In 2006, the State Office of General Services partnered with the Harlem Community Development Corporation to come up with the African village concept. With $50,000 from the development corporation, designers and scholars looked at 15 villages throughout Africa and adopted elements from each.
"We knew the plaza design was not meeting the needs of the community. And as the neighborhood evolved, we really wanted to to recognize the importance of the African-American and Caribbean footprint," said Thomas Lunke, director of planning and development for the Harlem Community Development Corporation.
When it's finished, the village will have a black granite representation of the Nile River running through it. A black granite wall running along the "river" will feature etchings that tell the story of Harlem.

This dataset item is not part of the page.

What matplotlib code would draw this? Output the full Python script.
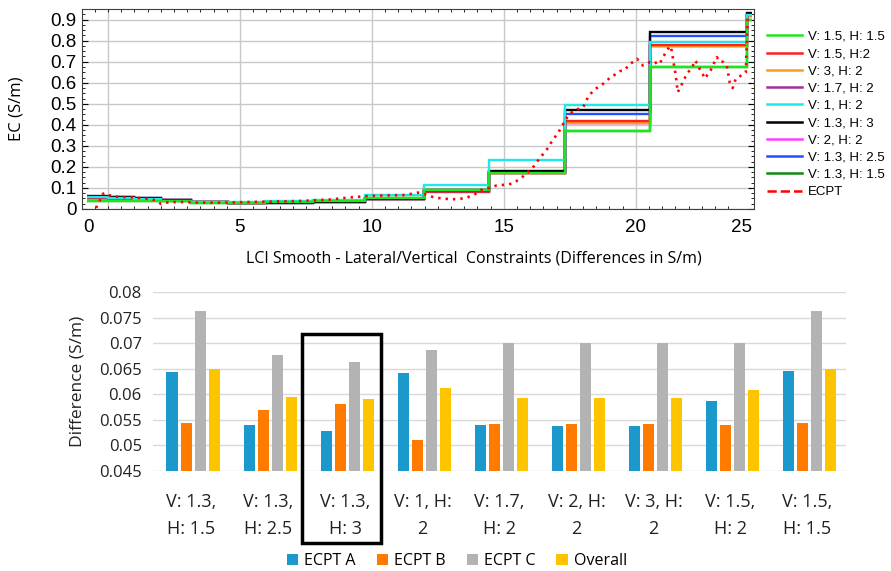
import numpy as np
import matplotlib.pyplot as plt
from matplotlib.lines import Line2D
from matplotlib.patches import Rectangle
from matplotlib.ticker import MultipleLocator

plt.rcParams['font.family'] = ['Open Sans', 'DejaVu Sans']

# ---- top panel: smooth LCI models vs ECPT ----
# layer boundaries along the profile
edges = [-0.8, 0, 0.98, 2.0, 3.14, 4.55, 5.95, 7.77, 9.73, 11.97, 14.43, 17.31, 20.53, 24.2, 24.39]

v13_h15 = [0.040, 0.040, 0.040, 0.036, 0.030, 0.030, 0.034, 0.038, 0.052, 0.088, 0.172, 0.369, 0.677, 0.900]
v17_h2 = [0.048, 0.047, 0.045, 0.041, 0.034, 0.030, 0.033, 0.036, 0.047, 0.085, 0.170, 0.410, 0.775, 0.915]
v2_h2 = [0.048, 0.047, 0.045, 0.041, 0.034, 0.030, 0.033, 0.036, 0.047, 0.085, 0.170, 0.410, 0.775, 0.915]
v3_h2 = [0.048, 0.047, 0.045, 0.041, 0.034, 0.030, 0.033, 0.036, 0.047, 0.085, 0.170, 0.410, 0.775, 0.915]
v15_h2 = [0.050, 0.048, 0.046, 0.040, 0.032, 0.029, 0.032, 0.035, 0.046, 0.083, 0.172, 0.416, 0.780, 0.920]
v13_h25 = [0.058, 0.055, 0.050, 0.042, 0.031, 0.028, 0.030, 0.034, 0.048, 0.087, 0.178, 0.450, 0.824, 0.925]
v13_h3 = [0.062, 0.057, 0.052, 0.043, 0.031, 0.027, 0.028, 0.033, 0.048, 0.088, 0.182, 0.471, 0.841, 0.930]
v1_h2 = [0.055, 0.052, 0.048, 0.040, 0.033, 0.032, 0.040, 0.042, 0.067, 0.116, 0.232, 0.494, 0.793, 0.920]
v15_h15 = [0.040, 0.040, 0.040, 0.036, 0.030, 0.030, 0.034, 0.038, 0.052, 0.088, 0.172, 0.369, 0.677, 0.900]

ecpt_x = [-0.45, -0.38, -0.27, -0.19, -0.08, 0.04, 0.23, 0.45, 0.76, 1.02, 1.29, 1.59, 1.82, 2.01,
          2.2, 2.42, 2.73, 3.11, 3.48, 3.86, 4.24, 4.62, 5.0, 5.38, 5.76, 6.14, 6.52, 6.89, 7.27,
          7.65, 8.41, 9.17, 9.92, 10.68, 11.25, 11.74, 12.0, 12.31, 12.65, 13.03, 13.33, 13.6,
          13.9, 14.2, 14.47, 14.73, 15.04, 15.3, 15.61, 15.87, 16.1, 16.29, 16.48, 16.67, 16.86,
          17.05, 17.23, 17.42, 17.61, 17.8, 17.99, 18.18, 18.37, 18.52, 18.71, 18.9, 19.09, 19.24,
          19.39, 19.58, 19.77, 19.92, 20.04, 20.15, 20.27, 20.42, 20.53, 20.68, 20.8, 20.91, 21.02,
          21.17, 21.29, 21.36, 21.44, 21.52, 21.55, 21.59, 21.67, 21.78, 21.93, 22.05, 22.16,
          22.23, 22.35, 22.42, 22.54, 22.61, 22.73, 22.84, 22.95, 23.07, 23.18, 23.3, 23.45,
          23.56, 23.67, 23.79, 23.94, 24.05, 24.17, 24.24]
ecpt_y = [0.005, 0.024, 0.05, 0.072, 0.076, 0.066, 0.06, 0.057, 0.056, 0.055, 0.05, 0.048, 0.04, 0.024,
          0.03, 0.033, 0.033, 0.032, 0.03, 0.03, 0.03, 0.031, 0.032, 0.033, 0.034, 0.035, 0.036,
          0.037, 0.038, 0.04, 0.045, 0.055, 0.062, 0.065, 0.066, 0.078, 0.07, 0.057, 0.05, 0.046,
          0.048, 0.054, 0.07, 0.095, 0.1, 0.112, 0.115, 0.12, 0.142, 0.17, 0.197, 0.23, 0.26, 0.29,
          0.33, 0.36, 0.40, 0.44, 0.465, 0.475, 0.48, 0.53, 0.56, 0.575, 0.59, 0.61, 0.632, 0.64,
          0.655, 0.66, 0.69, 0.70, 0.714, 0.70, 0.682, 0.69, 0.698, 0.69, 0.698, 0.69, 0.72,
          0.75, 0.775, 0.753, 0.69, 0.63, 0.595, 0.555, 0.575, 0.602, 0.642, 0.66, 0.68, 0.706,
          0.69, 0.665, 0.64, 0.62, 0.64, 0.66, 0.69, 0.722, 0.70, 0.70, 0.68, 0.60, 0.575, 0.62,
          0.63, 0.642, 0.65, 0.93]

# legend order / colours
models = [
    ('V: 1.5, H: 1.5', '#1ee61e', v15_h15),
    ('V: 1.5, H:2', '#ff2020', v15_h2),
    ('V: 3, H: 2', '#ff9a20', v3_h2),
    ('V: 1.7, H: 2', '#a0309a', v17_h2),
    ('V: 1, H: 2', '#20e8e8', v1_h2),
    ('V: 1.3, H: 3', '#000000', v13_h3),
    ('V: 2, H: 2', '#ff40ff', v2_h2),
    ('V: 1.3, H: 2.5', '#2050ff', v13_h25),
    ('V: 1.3, H: 1.5', '#108a10', v13_h15),
]
draw_order = [8, 3, 6, 2, 1, 7, 5, 4, 0]

grid_x = [0, 5, 10, 15, 20]
xtick_pos = [-0.72, 5, 10, 15, 20, 24.0]
xtick_lbl = ['0', '5', '10', '15', '20', '25']

# ---- bottom panel: differences ----
cats = ['V: 1.3,\nH: 1.5', 'V: 1.3,\nH: 2.5', 'V: 1.3,\nH: 3', 'V: 1, H:\n2', 'V: 1.7,\nH: 2',
        'V: 2, H:\n2', 'V: 3, H:\n2', 'V: 1.5,\nH: 2', 'V: 1.5,\nH: 1.5']
ecpt_a = [0.0643, 0.0539, 0.0528, 0.0642, 0.0539, 0.0538, 0.0538, 0.0587, 0.0645]
ecpt_b = [0.0544, 0.0569, 0.0581, 0.0510, 0.0541, 0.0541, 0.0541, 0.0539, 0.0544]
ecpt_c = [0.0762, 0.0676, 0.0663, 0.0686, 0.0700, 0.0700, 0.0700, 0.0700, 0.0762]
overall = [0.0649, 0.0594, 0.0591, 0.0612, 0.0593, 0.0593, 0.0593, 0.0609, 0.0649]
diff_ticks = [0.045, 0.05, 0.055, 0.06, 0.065, 0.07, 0.075, 0.08]
diff_lbls = ['0.045', '0.05', '0.055', '0.06', '0.065', '0.07', '0.075', '0.08']
chosen = 2

fig = plt.figure(figsize=(8.91, 5.71), dpi=100)

ax1 = fig.add_axes([0.092, 0.634, 0.754, 0.350])
for gx in grid_x:
    ax1.axvline(gx, color='#c8c8c8', lw=1, zorder=0.5)
ax1.grid(axis='y', color='#c8c8c8', lw=1)
ax1.set_axisbelow(True)

for i in draw_order:
    name, col, vals = models[i]
    ax1.stairs(vals, edges, baseline=None, color=col, lw=1.7, zorder=2)
ax1.plot(ecpt_x, ecpt_y, color='red', ls=(0, (0.9, 1.9)), lw=1.9, zorder=3)

ax1.set_xlim(-0.985, 24.47)
ax1.set_ylim(0, 0.95)
ax1.set_xticks(xtick_pos)
ax1.set_xticklabels(xtick_lbl)
ax1.set_yticks(np.arange(0, 0.91, 0.1))
ax1.set_yticklabels(['0', '0.1', '0.2', '0.3', '0.4', '0.5', '0.6', '0.7', '0.8', '0.9'])
ax1.xaxis.set_minor_locator(MultipleLocator(0.5))
ax1.yaxis.set_minor_locator(MultipleLocator(0.025))
ax1.tick_params(axis='x', which='major', length=0, pad=7, labelsize=13.5,
                labelfontfamily='Liberation Sans')
ax1.tick_params(axis='y', which='major', direction='in', length=4, left=True, right=True,
                pad=4, labelsize=13.5, labelfontfamily='Liberation Sans')
ax1.tick_params(which='minor', direction='in', length=2.5, top=True, bottom=True,
                left=True, right=True)
for s in ax1.spines.values():
    s.set_color('#404040')
ax1.set_ylabel('EC (S/m)', fontsize=12)
ax1.yaxis.set_label_coords(-0.085, 0.5)
ax1.set_xlabel('LCI Smooth - Lateral/Vertical  Constraints (Differences in S/m)', fontsize=11.5)
ax1.xaxis.set_label_coords(0.583, -0.25)
ax1.xaxis.label.set_va('center')

handles = [Line2D([], [], color=c, lw=1.8) for _, c, _ in models]
handles.append(Line2D([], [], color='red', ls='--', lw=1.8))
names = [m[0] for m in models] + ['ECPT']
fig.legend(handles, names, loc='upper left', bbox_to_anchor=(0.847, 0.967), frameon=False,
           handlelength=2.7, labelspacing=0.38, handletextpad=0.45,
           prop={'family': 'Liberation Sans', 'size': 9.5})

ax2 = fig.add_axes([0.1717, 0.1751, 0.7778, 0.3135])
x = np.arange(len(cats))
w = 0.143
step = 0.182
cols = ['#1b98cc', '#ff7b00', '#b3b3b3', '#ffc400']
names2 = ['ECPT A', 'ECPT B', 'ECPT C', 'Overall']
bars = []
for k, vals in enumerate([ecpt_a, ecpt_b, ecpt_c, overall]):
    b = ax2.bar(x + (k - 1.5) * step + 0.02, vals, width=w, color=cols[k], zorder=2)
    bars.append(b)

ax2.set_xlim(-0.5, len(cats) - 0.5)
ax2.set_ylim(0.045, 0.08)
ax2.set_yticks(diff_ticks)
ax2.set_yticklabels(diff_lbls)
ax2.set_xticks(x)
ax2.set_xticklabels(cats, linespacing=1.6)
ax2.yaxis.grid(True, color='#d9d9d9', lw=1, zorder=0)
ax2.tick_params(length=0)
ax2.tick_params(axis='y', labelsize=12, pad=8, colors='#222222')
ax2.tick_params(axis='x', labelsize=13, pad=16, colors='#222222')
for s in ax2.spines.values():
    s.set_visible(False)
ax2.set_ylabel('Difference (S/m)', fontsize=12.5, color='#222222')
ax2.yaxis.set_label_coords(-0.098, 0.5)

# box around the chosen setting
ax2.add_patch(Rectangle((chosen - 0.565, 0.0309), 1.026, 0.0718 - 0.0309, fill=False,
                        ec='black', lw=2.5, clip_on=False, zorder=5))

fig.legend(bars, names2, loc='center', bbox_to_anchor=(0.513, 0.0175), ncol=4, frameon=False,
           fontsize=11.5, handlelength=0.7, handleheight=0.7, handletextpad=0.4,
           columnspacing=1.3)

fig.savefig('out.png', dpi=100)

There will also be a water feature, a stage, digital kiosks and a stepped area with trees. The current underutilized breezeways will be enclosed to create a screen wall that can be used to broadcast images and two large cultural rooms for community programming space.
The first part of the project is a two-year, $11 million plan to waterproof the plaza and shore up the space so that the garage below can support the new plaza. It's ahead of schedule by five months and about $1.5 million below budget, according to Walker.
The Harlem Community Development Corporation aims to continue its long-term goal of raising another $10 million to complete the village. The plan is to spread the word about the potential long-term benefits of the project.
"We see this as a way for the community to invest in itself and express its individual culture to the world and in turn the the world would come invest their time and energy with tourism and other projects," Lunke said.
The idea is to take the concept of the African village square as the center of cultural and civic life and import it to Harlem. The African village square is a place where the sacred and the secular intersect. There is the acknowledgement of the past but also a permanent space for discussion and activities beneficial to the village's future.
"The whole concept is that this is the open square, the gathering place," said Walker.
Tthe usable space of the plaza and the lobby will increase dramatically once it's finished. Lunke said the project is being viewed as a cultural and economic one. Since 125th street is Harlem's main thoroughfare for commerce, the hope is that the project will spur others along the street. It will also attract continued visitors looking to experience Harlem's culture and history.
Walker beams like a proud father when he talks about the plaza, which is visible from his second floor office. He makes no secret of his love of all things Afrocentric. Walker is known for wearing his collection of 100 different Kente cloth outfits and the walls of his office are filled with African and African-American art. But his focus, he says, remains on the people of the "village" of Harlem.
"My goal is to continue to open this building up to the public. This is their home," Walker said. "I want them to understand that it belongs to the people of this community."